Concurrence:  Justice Gordon McCloud wrote a concurrence for three justices that agreed to reinstate the death penalty notice on the basis that the prosecutor’s investigation provided a reasonable basis to seek the death penalty.  However, the concurrence strongly rejected the subjective standard advanced by the majority for reviewing prosecution decisions to seek the death penalty.  The concurring Justices argued that even misdemeanor crimes must be supported by the objective standard of probable cause so a reviewable, objective standard was even more appropriate for death penalty decisions.  The concurrence then proposed a procedure to review death penalty notices in the model of the “Knapstad challenge” which allows defendants to argue that the prosecutor didn’t have enough facts to charge the defendant with a crime.


The Supreme Court’s insistence that prosecutors need not follow any objective guidelines in deciding to seek the death penalty is strange, since Washington statute explicitly requires prosecutors to consider whether mitigating circumstances exist.   The Court essentially holds that judges should take the prosecution at its word that “there is reason to believe that there are not sufficient mitigating circumstances to support leniency.”  Prosecutors can come to their “reason to believe” without any investigation and on the facts of the crime charged.  The mitigation clause has therefore been read out of the statute: prosecutors can seek the death penalty by providing notice to a defendant without making any effort to figure out whether leniency is merited.

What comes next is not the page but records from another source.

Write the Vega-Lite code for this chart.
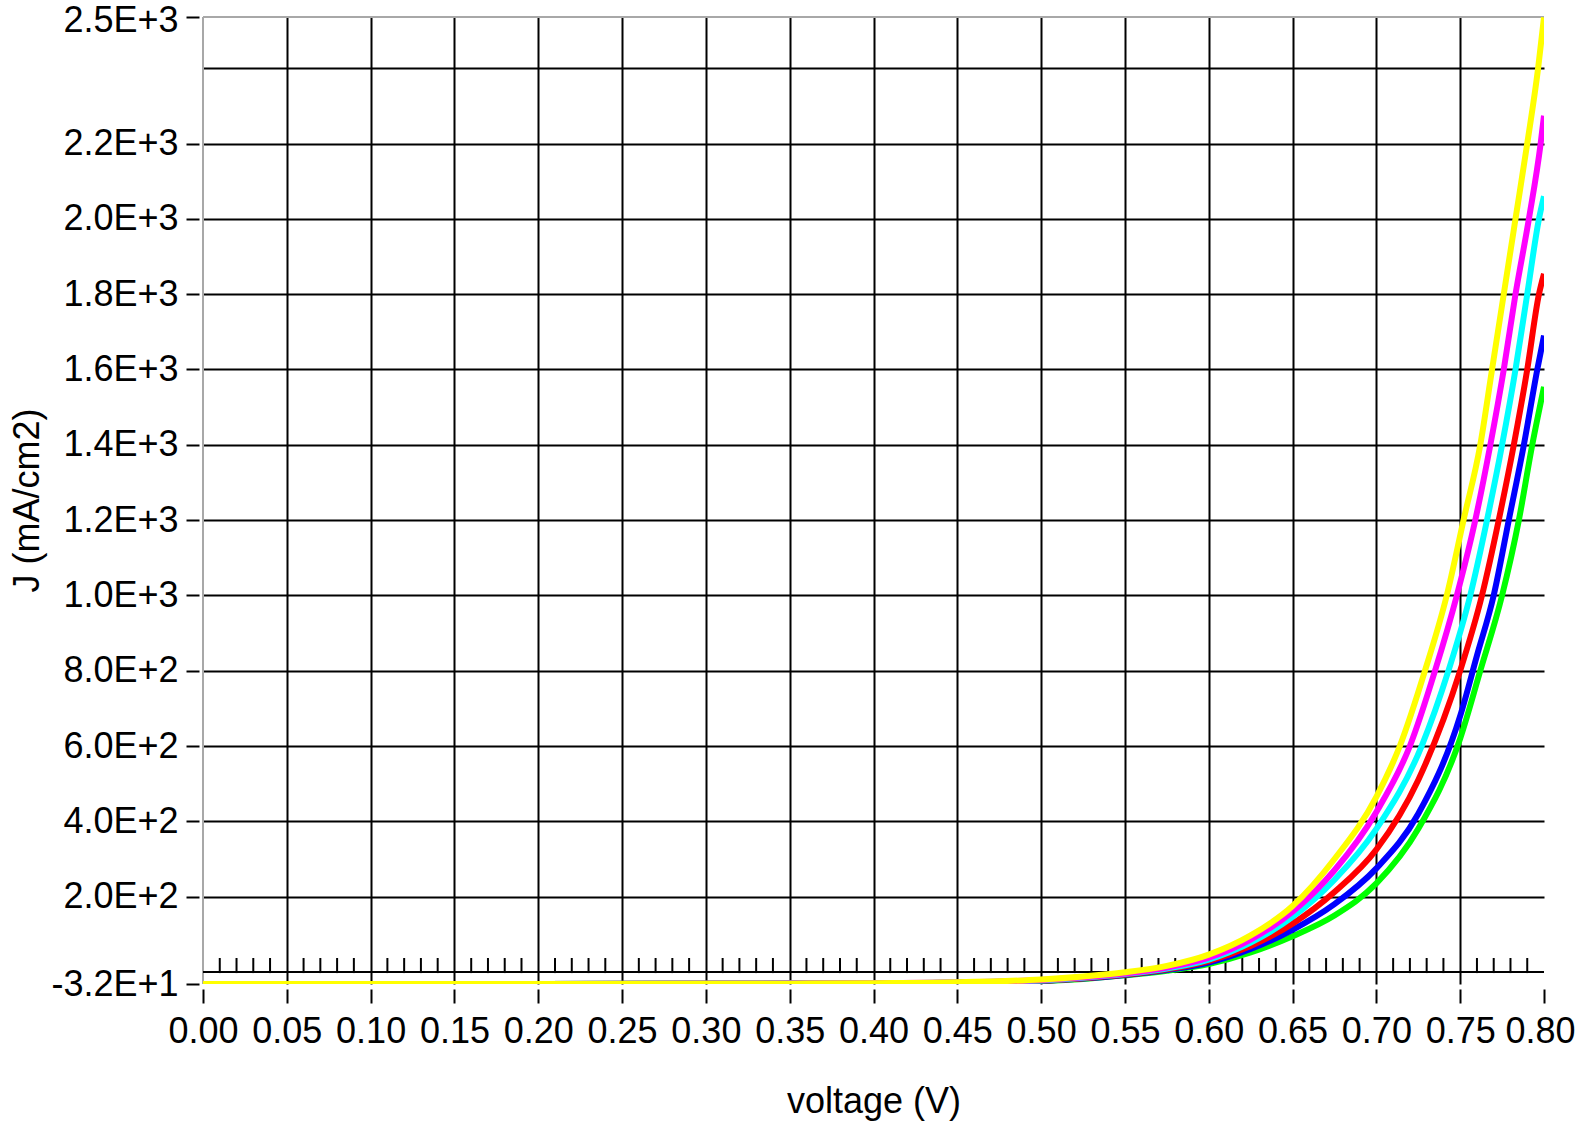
{
  "$schema": "https://vega.github.io/schema/vega-lite/v6.json",
  "width": 1341,
  "height": 967,
  "autosize": "none",
  "padding": {"left": 203, "top": 17, "right": 31, "bottom": 142},
  "background": "white",
  "config": {"view": {"stroke": null}, "font": "Liberation Sans"},
  "datasets": {
    "curves": [
      {"s": "green", "v": 0, "j": -32}, {"s": "green", "v": 0.1, "j": -32}, {"s": "green", "v": 0.2, "j": -31.9}, {"s": "green", "v": 0.3, "j": -31.3}, {"s": "green", "v": 0.35, "j": -31}, {"s": "green", "v": 0.4, "j": -30.4}, {"s": "green", "v": 0.45, "j": -29.2}, {"s": "green", "v": 0.5, "j": -24.5}, {"s": "green", "v": 0.525, "j": -18.5}, {"s": "green", "v": 0.55, "j": -9}, {"s": "green", "v": 0.575, "j": 3}, {"s": "green", "v": 0.6, "j": 21}, {"s": "green", "v": 0.625, "j": 52}, {"s": "green", "v": 0.65, "j": 95}, {"s": "green", "v": 0.675, "j": 150}, {"s": "green", "v": 0.7, "j": 235}, {"s": "green", "v": 0.725, "j": 380}, {"s": "green", "v": 0.75, "j": 620}, {"s": "green", "v": 0.762, "j": 800}, {"s": "green", "v": 0.775, "j": 1000}, {"s": "green", "v": 0.785, "j": 1200}, {"s": "green", "v": 0.793, "j": 1400}, {"s": "green", "v": 0.8, "j": 1554},
      {"s": "blue", "v": 0, "j": -32}, {"s": "blue", "v": 0.1, "j": -32}, {"s": "blue", "v": 0.2, "j": -31.9}, {"s": "blue", "v": 0.3, "j": -31.5}, {"s": "blue", "v": 0.35, "j": -31.1}, {"s": "blue", "v": 0.4, "j": -30.3}, {"s": "blue", "v": 0.45, "j": -29}, {"s": "blue", "v": 0.5, "j": -24}, {"s": "blue", "v": 0.525, "j": -17.5}, {"s": "blue", "v": 0.55, "j": -8}, {"s": "blue", "v": 0.575, "j": 5}, {"s": "blue", "v": 0.6, "j": 25}, {"s": "blue", "v": 0.625, "j": 61}, {"s": "blue", "v": 0.65, "j": 112}, {"s": "blue", "v": 0.675, "j": 180}, {"s": "blue", "v": 0.7, "j": 275}, {"s": "blue", "v": 0.725, "j": 420}, {"s": "blue", "v": 0.75, "j": 680}, {"s": "blue", "v": 0.76, "j": 840}, {"s": "blue", "v": 0.77, "j": 1000}, {"s": "blue", "v": 0.779, "j": 1200}, {"s": "blue", "v": 0.788, "j": 1400}, {"s": "blue", "v": 0.796, "j": 1600}, {"s": "blue", "v": 0.8, "j": 1690},
      {"s": "red", "v": 0, "j": -32}, {"s": "red", "v": 0.1, "j": -32}, {"s": "red", "v": 0.2, "j": -31.9}, {"s": "red", "v": 0.3, "j": -31.5}, {"s": "red", "v": 0.35, "j": -31.1}, {"s": "red", "v": 0.4, "j": -30.2}, {"s": "red", "v": 0.45, "j": -28.5}, {"s": "red", "v": 0.5, "j": -23}, {"s": "red", "v": 0.525, "j": -16.5}, {"s": "red", "v": 0.55, "j": -7}, {"s": "red", "v": 0.575, "j": 7}, {"s": "red", "v": 0.6, "j": 29}, {"s": "red", "v": 0.625, "j": 69}, {"s": "red", "v": 0.65, "j": 128}, {"s": "red", "v": 0.675, "j": 212}, {"s": "red", "v": 0.7, "j": 325}, {"s": "red", "v": 0.725, "j": 510}, {"s": "red", "v": 0.75, "j": 800}, {"s": "red", "v": 0.763, "j": 1000}, {"s": "red", "v": 0.773, "j": 1200}, {"s": "red", "v": 0.782, "j": 1400}, {"s": "red", "v": 0.79, "j": 1600}, {"s": "red", "v": 0.797, "j": 1800}, {"s": "red", "v": 0.8, "j": 1854},
      {"s": "cyan", "v": 0, "j": -32}, {"s": "cyan", "v": 0.1, "j": -32}, {"s": "cyan", "v": 0.2, "j": -31.9}, {"s": "cyan", "v": 0.3, "j": -31.4}, {"s": "cyan", "v": 0.35, "j": -31}, {"s": "cyan", "v": 0.4, "j": -30.1}, {"s": "cyan", "v": 0.45, "j": -28.2}, {"s": "cyan", "v": 0.5, "j": -22.5}, {"s": "cyan", "v": 0.525, "j": -15.5}, {"s": "cyan", "v": 0.55, "j": -5.5}, {"s": "cyan", "v": 0.575, "j": 9}, {"s": "cyan", "v": 0.6, "j": 33}, {"s": "cyan", "v": 0.625, "j": 78}, {"s": "cyan", "v": 0.65, "j": 146}, {"s": "cyan", "v": 0.675, "j": 245}, {"s": "cyan", "v": 0.7, "j": 380}, {"s": "cyan", "v": 0.727, "j": 600}, {"s": "cyan", "v": 0.743, "j": 800}, {"s": "cyan", "v": 0.756, "j": 1000}, {"s": "cyan", "v": 0.766, "j": 1200}, {"s": "cyan", "v": 0.775, "j": 1400}, {"s": "cyan", "v": 0.783, "j": 1600}, {"s": "cyan", "v": 0.79, "j": 1800}, {"s": "cyan", "v": 0.797, "j": 2000}, {"s": "cyan", "v": 0.8, "j": 2060},
      {"s": "magenta", "v": 0, "j": -32}, {"s": "magenta", "v": 0.1, "j": -32}, {"s": "magenta", "v": 0.2, "j": -31.9}, {"s": "magenta", "v": 0.3, "j": -31.5}, {"s": "magenta", "v": 0.35, "j": -31}, {"s": "magenta", "v": 0.4, "j": -30}, {"s": "magenta", "v": 0.45, "j": -28}, {"s": "magenta", "v": 0.5, "j": -21.5}, {"s": "magenta", "v": 0.525, "j": -14}, {"s": "magenta", "v": 0.55, "j": -4}, {"s": "magenta", "v": 0.575, "j": 12}, {"s": "magenta", "v": 0.6, "j": 38}, {"s": "magenta", "v": 0.625, "j": 86}, {"s": "magenta", "v": 0.65, "j": 160}, {"s": "magenta", "v": 0.675, "j": 270}, {"s": "magenta", "v": 0.7, "j": 425}, {"s": "magenta", "v": 0.72, "j": 600}, {"s": "magenta", "v": 0.735, "j": 800}, {"s": "magenta", "v": 0.748, "j": 1000}, {"s": "magenta", "v": 0.759, "j": 1200}, {"s": "magenta", "v": 0.768, "j": 1400}, {"s": "magenta", "v": 0.776, "j": 1600}, {"s": "magenta", "v": 0.783, "j": 1800}, {"s": "magenta", "v": 0.791, "j": 2000}, {"s": "magenta", "v": 0.798, "j": 2200}, {"s": "magenta", "v": 0.8, "j": 2274},
      {"s": "yellow", "v": 0, "j": -32}, {"s": "yellow", "v": 0.1, "j": -32}, {"s": "yellow", "v": 0.2, "j": -31.9}, {"s": "yellow", "v": 0.3, "j": -31.6}, {"s": "yellow", "v": 0.35, "j": -31.1}, {"s": "yellow", "v": 0.4, "j": -29.8}, {"s": "yellow", "v": 0.45, "j": -27.5}, {"s": "yellow", "v": 0.5, "j": -20}, {"s": "yellow", "v": 0.525, "j": -12}, {"s": "yellow", "v": 0.55, "j": -1}, {"s": "yellow", "v": 0.575, "j": 16}, {"s": "yellow", "v": 0.6, "j": 46}, {"s": "yellow", "v": 0.625, "j": 97}, {"s": "yellow", "v": 0.65, "j": 175}, {"s": "yellow", "v": 0.675, "j": 300}, {"s": "yellow", "v": 0.7, "j": 465}, {"s": "yellow", "v": 0.714, "j": 600}, {"s": "yellow", "v": 0.729, "j": 800}, {"s": "yellow", "v": 0.742, "j": 1000}, {"s": "yellow", "v": 0.752, "j": 1200}, {"s": "yellow", "v": 0.762, "j": 1400}, {"s": "yellow", "v": 0.769, "j": 1600}, {"s": "yellow", "v": 0.776, "j": 1800}, {"s": "yellow", "v": 0.783, "j": 2000}, {"s": "yellow", "v": 0.79, "j": 2200}, {"s": "yellow", "v": 0.7965, "j": 2400}, {"s": "yellow", "v": 0.8, "j": 2535}
    ],
    "minor": [
      {"v": 0.01}, {"v": 0.02}, {"v": 0.03}, {"v": 0.04}, {"v": 0.06}, {"v": 0.07}, {"v": 0.08}, {"v": 0.09},
      {"v": 0.11}, {"v": 0.12}, {"v": 0.13}, {"v": 0.14}, {"v": 0.16}, {"v": 0.17}, {"v": 0.18}, {"v": 0.19},
      {"v": 0.21}, {"v": 0.22}, {"v": 0.23}, {"v": 0.24}, {"v": 0.26}, {"v": 0.27}, {"v": 0.28}, {"v": 0.29},
      {"v": 0.31}, {"v": 0.32}, {"v": 0.33}, {"v": 0.34}, {"v": 0.36}, {"v": 0.37}, {"v": 0.38}, {"v": 0.39},
      {"v": 0.41}, {"v": 0.42}, {"v": 0.43}, {"v": 0.44}, {"v": 0.46}, {"v": 0.47}, {"v": 0.48}, {"v": 0.49},
      {"v": 0.51}, {"v": 0.52}, {"v": 0.53}, {"v": 0.54}, {"v": 0.56}, {"v": 0.57}, {"v": 0.58}, {"v": 0.59},
      {"v": 0.61}, {"v": 0.62}, {"v": 0.63}, {"v": 0.64}, {"v": 0.66}, {"v": 0.67}, {"v": 0.68}, {"v": 0.69},
      {"v": 0.71}, {"v": 0.72}, {"v": 0.73}, {"v": 0.74}, {"v": 0.76}, {"v": 0.77}, {"v": 0.78}, {"v": 0.79}
    ],
    "one": [{"k": 1}]
  },
  "layer": [
    {
      "data": {"name": "one"},
      "mark": {"type": "rule", "color": "#a8a8a8", "strokeWidth": 2},
      "encoding": {"x": {"datum": 0, "type": "quantitative"}}
    },
    {
      "data": {"name": "one"},
      "mark": {"type": "rule", "color": "#a8a8a8", "strokeWidth": 2},
      "encoding": {"y": {"datum": 2536, "type": "quantitative"}}
    },
    {
      "data": {"name": "one"},
      "mark": {"type": "rule", "color": "black", "strokeWidth": 2},
      "encoding": {"y": {"datum": 0, "type": "quantitative"}}
    },
    {
      "data": {"name": "minor"},
      "mark": {"type": "rule", "color": "black", "strokeWidth": 2},
      "encoding": {
        "x": {"field": "v", "type": "quantitative"},
        "y": {"datum": -3, "type": "quantitative"},
        "y2": {"datum": 37}
      }
    },
    {
      "data": {"name": "curves"},
      "mark": {"type": "line", "strokeWidth": 6, "interpolate": "monotone", "clip": true},
      "encoding": {
        "x": {
          "field": "v", "type": "quantitative",
          "scale": {"domain": [0, 0.8], "nice": false, "zero": false},
          "axis": {
            "values": [0, 0.05, 0.1, 0.15, 0.2, 0.25, 0.3, 0.35, 0.4, 0.45, 0.5, 0.55, 0.6, 0.65, 0.7, 0.75, 0.8],
            "format": ".2f",
            "title": "voltage (V)",
            "domain": false,
            "offset": 5,
            "tickSize": 14, "tickWidth": 2, "tickColor": "black",
            "labelFont": "Liberation Sans", "labelFontSize": 36, "labelColor": "black",
            "labelPadding": 11, "labelFlush": false, "labelOverlap": false,
            "labelOffset": {"condition": {"test": "datum.value > 0.79", "value": -4}, "value": 0},
            "grid": true, "gridWidth": 2,
            "gridColor": {"condition": {"test": "datum.value < 0.01 || datum.value > 0.79", "value": "transparent"}, "value": "black"},
            "titleFont": "Liberation Sans", "titleFontSize": 36, "titleFontWeight": "normal", "titleColor": "black",
            "titleBaseline": "alphabetic", "titleY": 123
          }
        },
        "y": {
          "field": "j", "type": "quantitative",
          "scale": {"domain": [-32, 2536], "nice": false, "zero": false},
          "axis": {
            "values": [-32, 200, 400, 600, 800, 1000, 1200, 1400, 1600, 1800, 2000, 2200, 2400, 2536],
            "labelExpr": "datum.value == 2400 ? '' : replace(replace(format(datum.value, '.1e'), 'e', 'E'), '\u2212', '-')",
            "title": "J (mA/cm2)",
            "domain": false,
            "offset": 4,
            "tickSize": 13, "tickWidth": 2,
            "tickColor": {"condition": {"test": "datum.value == 2400", "value": "transparent"}, "value": "black"},
            "labelFont": "Liberation Sans", "labelFontSize": 36, "labelColor": "black",
            "labelPadding": 8, "labelFlush": false, "labelOverlap": false,
            "labelOffset": {"condition": {"test": "datum.value > 2500", "value": 3}, "value": 0},
            "grid": true, "gridWidth": 2,
            "gridColor": {"condition": {"test": "datum.value < 0 || datum.value > 2450", "value": "transparent"}, "value": "black"},
            "titleFont": "Liberation Sans", "titleFontSize": 36, "titleFontWeight": "normal", "titleColor": "black",
            "titleBaseline": "alphabetic", "titleX": -161, "titleY": 483
          }
        },
        "color": {
          "field": "s", "type": "nominal", "legend": null,
          "scale": {"domain": ["green", "blue", "red", "cyan", "magenta", "yellow"], "range": ["#00ff00", "#0000ff", "#ff0000", "#00ffff", "#ff00ff", "#ffff00"]}
        }
      }
    }
  ]
}
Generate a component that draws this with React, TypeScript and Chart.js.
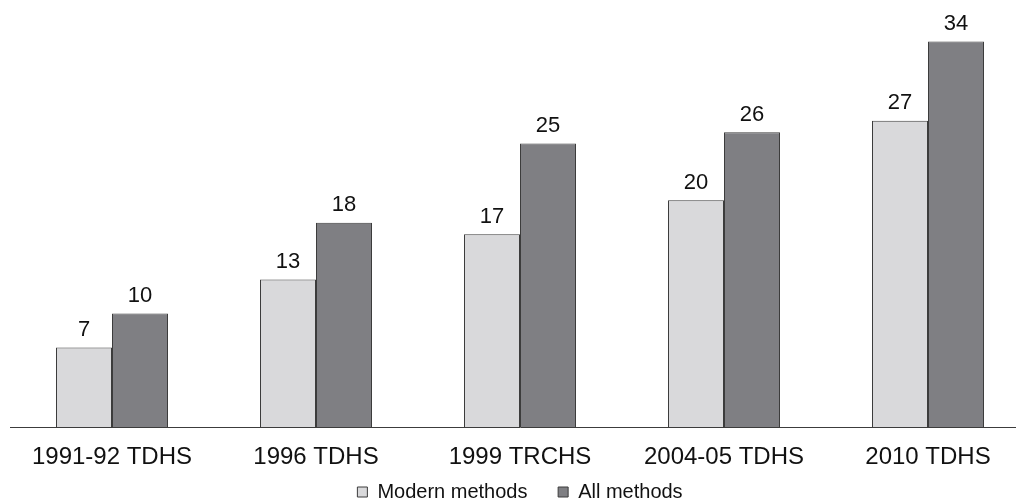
import React, { useEffect, useRef } from "react";
import { Chart, registerables } from "chart.js";

Chart.register(...registerables);

const categories = ["1991-92 TDHS", "1996 TDHS", "1999 TRCHS", "2004-05 TDHS", "2010 TDHS"];
const modernMethods = [7, 13, 17, 20, 27];
const allMethods = [10, 18, 25, 26, 34];
const seriesNames = ["Modern methods", "All methods"];

const FONT = "'Liberation Sans', Arial, sans-serif";

const valueLabels = {
  id: "valueLabels",
  afterDatasetsDraw(chart: any) {
    const ctx = chart.ctx;
    ctx.save();
    ctx.font = `22px ${FONT}`;
    ctx.fillStyle = "#111111";
    ctx.textAlign = "center";
    ctx.textBaseline = "alphabetic";
    chart.data.datasets.forEach((ds: any, di: number) => {
      const meta = chart.getDatasetMeta(di);
      meta.data.forEach((el: any, i: number) => {
        ctx.fillText(String(ds.data[i]), el.x, el.y - 11.5);
      });
    });
    ctx.restore();
  },
};

export default function App() {
  const ref = useRef<HTMLCanvasElement>(null);
  useEffect(() => {
    if (!ref.current) return;
    const chart = new Chart(ref.current, {
      type: "bar",
      data: {
        labels: categories,
        datasets: [
          {
            label: seriesNames[0],
            data: modernMethods,
            backgroundColor: "#d9d9db",
            borderColor: "#3c3c3c",
            borderWidth: 1,
            barPercentage: 1,
            categoryPercentage: 0.549,
          },
          {
            label: seriesNames[1],
            data: allMethods,
            backgroundColor: "#7f7f83",
            borderColor: "#3c3c3c",
            borderWidth: 1,
            barPercentage: 1,
            categoryPercentage: 0.549,
          },
        ],
      },
      options: {
        responsive: false,
        animation: false,
        layout: { padding: { left: 10, right: 10, top: 7.4, bottom: 0 } },
        plugins: {
          legend: {
            position: "bottom",
            labels: {
              boxWidth: 10,
              boxHeight: 10,
              padding: 10,
              color: "#111111",
              font: { family: FONT, size: 20 },
              generateLabels: (chart: any) => {
                const items = Chart.defaults.plugins.legend.labels.generateLabels(chart);
                items.forEach((it: any, i: number) => {
                  if (i < items.length - 1) it.text = it.text + "   \u2009";
                  it.lineWidth = 1;
                });
                return items;
              },
            },
          },
          tooltip: { enabled: false },
        },
        scales: {
          x: {
            grid: { display: false, drawTicks: false },
            border: { display: true, color: "#3c3c3c", width: 1 },
            ticks: {
              color: "#111111",
              font: { family: FONT, size: 24 },
              padding: 16,
              maxRotation: 0,
            },
            afterFit: (s: any) => {
              s.height = 45;
            },
          },
          y: {
            display: false,
            min: 0,
            max: 37,
          },
        },
      },
      plugins: [valueLabels],
    });
    return () => chart.destroy();
  }, []);
  return (
    <div style={{ position: "absolute", left: 0, top: 0, width: 1016, height: 501, overflow: "hidden", background: "#ffffff" }}>
      <canvas ref={ref} width={1040} height={512} style={{ display: "block" }} />
    </div>
  );
}
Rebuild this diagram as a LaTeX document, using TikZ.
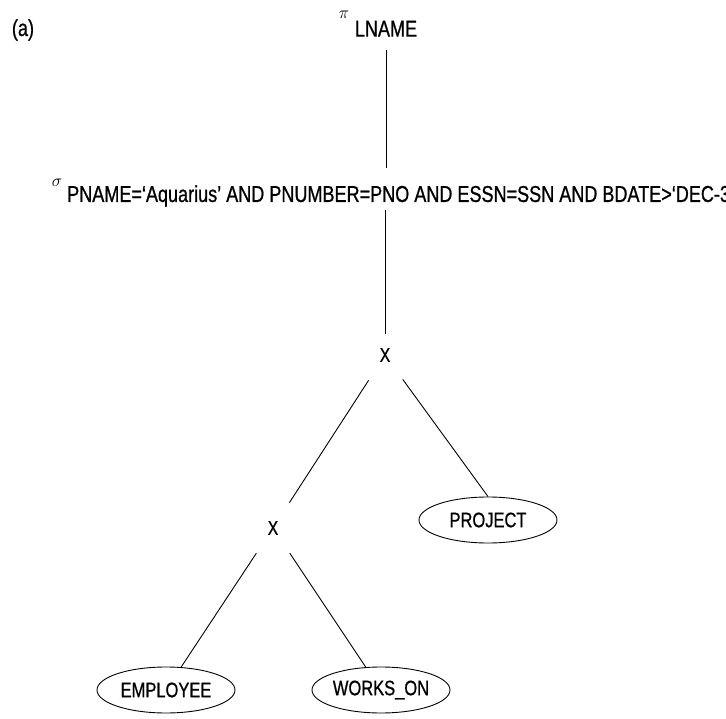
\documentclass[tikz,border=0pt]{standalone}
\usepackage{fontspec}
\setmainfont{Liberation Sans}[FakeStretch=0.785, FakeBold=0.8]
\usepackage{tikz}
\usetikzlibrary{shapes}
\usetikzlibrary{positioning}

\tikzset{
  optext/.style={font=\fontsize{23}{23}\selectfont, inner sep=0pt},
  opsym/.style={font=\fontsize{17}{17}\selectfont, inner sep=0pt},
  crossop/.style={circle, minimum size=60pt, inner sep=0pt, font=\fontsize{20}{20}\selectfont},
  relation/.style={draw, ellipse, line width=0.9pt, minimum width=138pt, minimum height=46pt, inner sep=0pt, font=\fontsize{21}{21}\selectfont},
  treeedge/.style={line width=0.9pt}
}

\begin{document}
\begin{tikzpicture}[x=1pt, y=-1pt]
          \useasboundingbox (0,0) rectangle (726,719);
          \clip (0,0) rectangle (726,719);
          \node[font=\fontsize{23}{23}\selectfont, inner sep=0pt] (tag) at (23,30) {(a)};
          \node[optext, inner ysep=13pt] (proj) at (386,28.7) {LNAME};
          \node[opsym] (pisym) at (344,15) {$\pi$};
          \node[optext, anchor=west, inner xsep=0pt, inner ysep=3pt] (sel) at (67,196)
            {PNAME=`Aquarius' AND PNUMBER=PNO AND ESSN=SSN AND BDATE>`DEC-31-1957'};
          \node[opsym] (sigsym) at (57,183) {$\sigma$};
          \node[crossop] (crossa) at (385,355) {X};
          \node[crossop] (crossb) at (273,528) {X};
          \node[relation] (project) at (488,520) {PROJECT};
          \node[relation] (employee) at (166,690) {EMPLOYEE};
          \node[relation] (workson) at (381,690) {WORKS\_ON};
          \draw[treeedge, shorten >=14pt] (proj) -- (proj |- sel.north);
          \draw[treeedge, shorten >=-9pt] (sel.south -| crossa) -- (crossa);
          \draw[treeedge] (crossa) -- (crossb);
          \draw[treeedge] (crossa) -- (project.north);
          \draw[treeedge] (crossb) -- (employee);
          \draw[treeedge] (crossb) -- (workson);
        \end{tikzpicture}
\end{document}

From a practical perspective, the Supreme Court’s decision clears a major roadblock to death penalty cases by essentially removing all but the lightest judicial review of the initial decision to seek the death penalty.  To the extent that administrative efficiency is desirable in death penalty cases, this decision advances that goal by allowing prosecutors to seek the death penalty without spending the time and money to investigate the circumstances of a defendant’s life.

On the flip side, defense attorneys are put in a bind. They are ethically obligated to fight against the imposition of the death penalty at every stage of the trial.  Unanswered is whether a defense attorney must still spend the time and money to conduct an exhaustive investigation and turn over the complete results to the prosecutor, even though the prosecutor may ignore that evidence at his or her pleasure.  If the defense attorney provides the investigation results, the defense has now weakened its position at trial by providing free discovery about its mitigation case and, potentially, its case for acquittal.  If the defense attorney does not provide the results, he or she may have squandered a valuable opportunity to take death off the table before the case goes before  jury.

In my opinion, the concurrence has the better approach: require prosecutors have a reasonable basis to seek the death penalty and provide a streamlined process for the courts to review the decision when defendants raise a challenge.  One does not need to take a stance on the morality of the death penalty to insist that prosecutors have an objectively reasonable basis to seek the death penalty and be able to articulate those reasons to a court.